Well... hardly ever.

You see, jarring is an archaic form of execution once used in the cities of the Solar Gulf, in which the condemned are placed inside a tall jar of thick, toughened glass by the roadside, with the crimes for which they are condemned engraved on an attached plaque, to die slowly of thirst, starvation, and solar exposure.

While abandoned as a tool of law enforcement well before the Solar Gulf was Imperialized, by various acts of legal legerdemain references to it have found their way - if one reads really carefully and closely - into the book of procedures for martial law and military government of occupied territories. An area in which it still qualifies as "hardly ever used".

But if you are, gods help you, occupied or being peacekept by the Empire, and if you are the sort of people who are moderately fond of committing atrocities, and if you are the sort of people who aren't smart enough to realize that the military governor was absolutely sincere about killing you for it, even after the fact⁹...

...well, sometimes you may end up being the instructive examples in the Real Life trope section for Light is Not Good, Good is Not Soft, and the as-yet unwritten Light and Good May, Nonetheless, Be Absolutely Fucking Terrifying If They Need To Be¹⁰.

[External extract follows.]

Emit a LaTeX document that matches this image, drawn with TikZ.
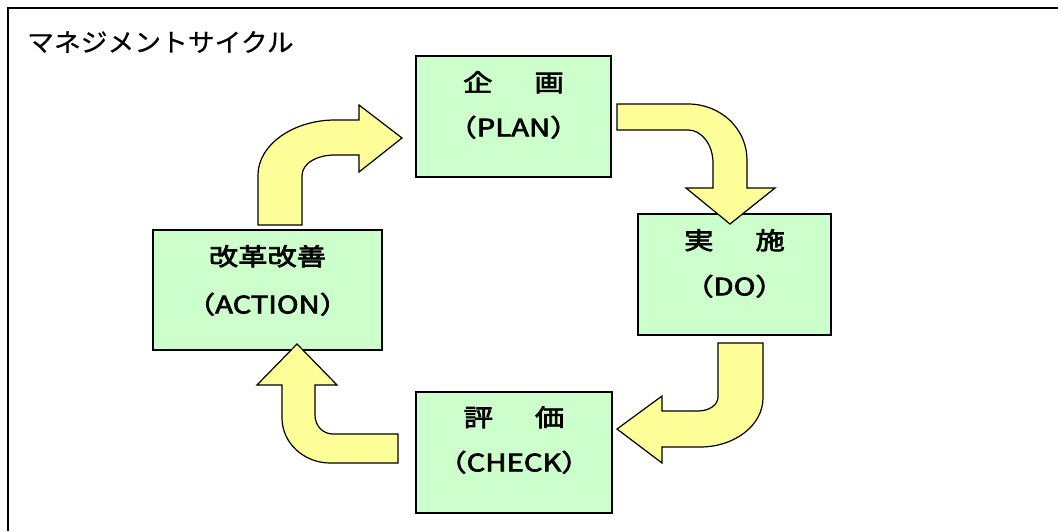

  1. i.e., just kill the body they're walking around in, causing inconvenience and cost and some unpleasant prunable memories, but not actually ending their existence. Even if it does get them out of your hair for now.
  2. The last of the three is their most popular service, consisting of having people wake up to find a nightblossom on their pillow and realizing that a professional assassin was right there and neither you nor your security saw a thing.
  3. Which is why all of the variants we're about to talk about also come with having your mindprint introduced to the official list of people who would be extremely ill-advised to exist anywhere the Worlds' identity infrastructure reaches, or on any processor that isn't absolutely air-gapped against hunter-killer software with a taste for any sufficiently you-like process⁴.
  4. There's always some clever bugger who thinks making a noetic backup and then forgetting that they've done it and where it is will protect them from ORE. It won't.
  5. Still not pleasant by any means, obviously, and yet.
  6. Although it is always possible to opt out of "chains and pyres" at any time, and resume the original sentence of execution.
  7. In, say, the 79th Imperial Legion, the Legion of the Dead.
  8. Or, where available, expelled from a missile tube.
  9. And even if their surname is Sargas.
  10. The scary thing is not slowly killing people in gibbet-jars as examples. The really scary thing is affording people full, thorough, and public due process before slowly killing them in gibbet-jars as examples.